The judge cited an analogous case from Northern Ireland. In A and B by C (their mother and next friend) v A – Health and Social Services Trust [2011] NICA 28 (“A and B”), the appellants were twins born as a result of successful IVF treatment. The mother’s eggs were used in the IVF process but the sperm was donated by the respondent-Health and Social Services Trust. The usual practice of the respondent would be to request only for sperm from “Caucasian” or “white” donors for white couples, as the appellants’ parents were in that case. However, due to a mistake, sperm from a donor who identified himself as “Caucasian (Cape coloured)” was used instead (as explained in the judgment, persons from the Cape coloured community in South Africa have mixed ancestry and they have different racial markers, including different skin tones). The appellants brought suit on the ground that because of the respondent’s negligence, they had been born a different skin colour from their parents. This, they argued, had led to their being the subject of abusive and derogatory comments and hurtful name calling which had caused them emotional distress and affected their quality of life. The trial judge dismissed the suit on the ground that a difference in skin colour could not constitute a form of damage and his decision was upheld on appeal by the Court of Appeal.
Leong JA said this judgment gave him “pause’, as it failed to recognise the complex role that physical resemblance, race, and cultural and ethnic identity have had and continue to have on our individual well-being, as they so evidently had on the Appellant’s in the case before him.
What is clear is that the Appellant would be ill-served by a judicial refusal to fully engage with these issues in order to recognise the true loss which has been suffered. In our judgment, the Appellant’s interest in maintaining the integrity of her reproductive plans in this very specific sense – where she has made a conscious decision to have a child with her Husband to maintain an intergenerational genetic link and to preserve “affinity” – is one which the law should recognise and protect.
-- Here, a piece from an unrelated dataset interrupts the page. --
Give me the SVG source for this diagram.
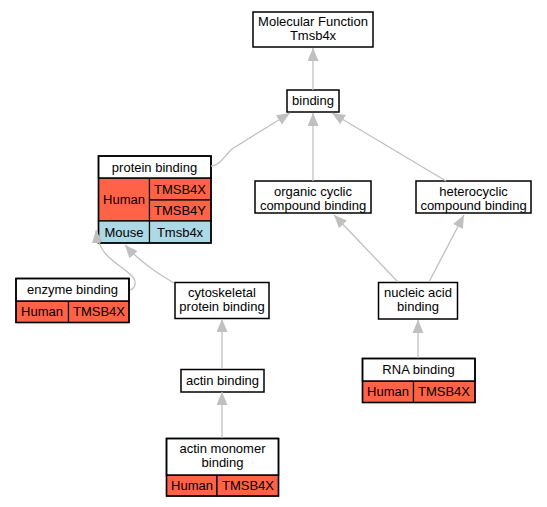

The Court therefore held that the damage to the Appellant’s interest in “affinity” was a cognisable injury that should sound in damages.
As for quantum, the Court decided to benchmark the eventual award as a percentage of the financial costs of raising Baby P. Although they had determined that this is not an appropriate case in which to award upkeep costs as such to the Appellant, the financial costs of raising Baby P were not wholly irrelevant as, absent such costs, there would be no other criterion or standard by which to assess the quantum of damages that ought to be awarded. It had the practical advantage of preventing the court from “having to pluck a figure out of thin air, so to speak.”
In our judgment, it is clear that substantial damages ought to be awarded to the Appellant. Whilst (as we have already noted), the Appellant and her Husband have accepted Baby P as their own, the reality of the situation cannot be denied (see, especially, the anguish, stigma, disconcertment, and embarrassment suffered by the Appellant and her family as expressed in the Appellant’s affidavit.
In the circumstances, the Court was of the view that the Appellant ought to be awarded 30% of the financial costs of raising Baby P as compensation, which was an amount that, we consider, properly reflects sufficiently the seriousness of the Appellant’s loss .
This was not considered to be a case in which punitive damages would be appropriate.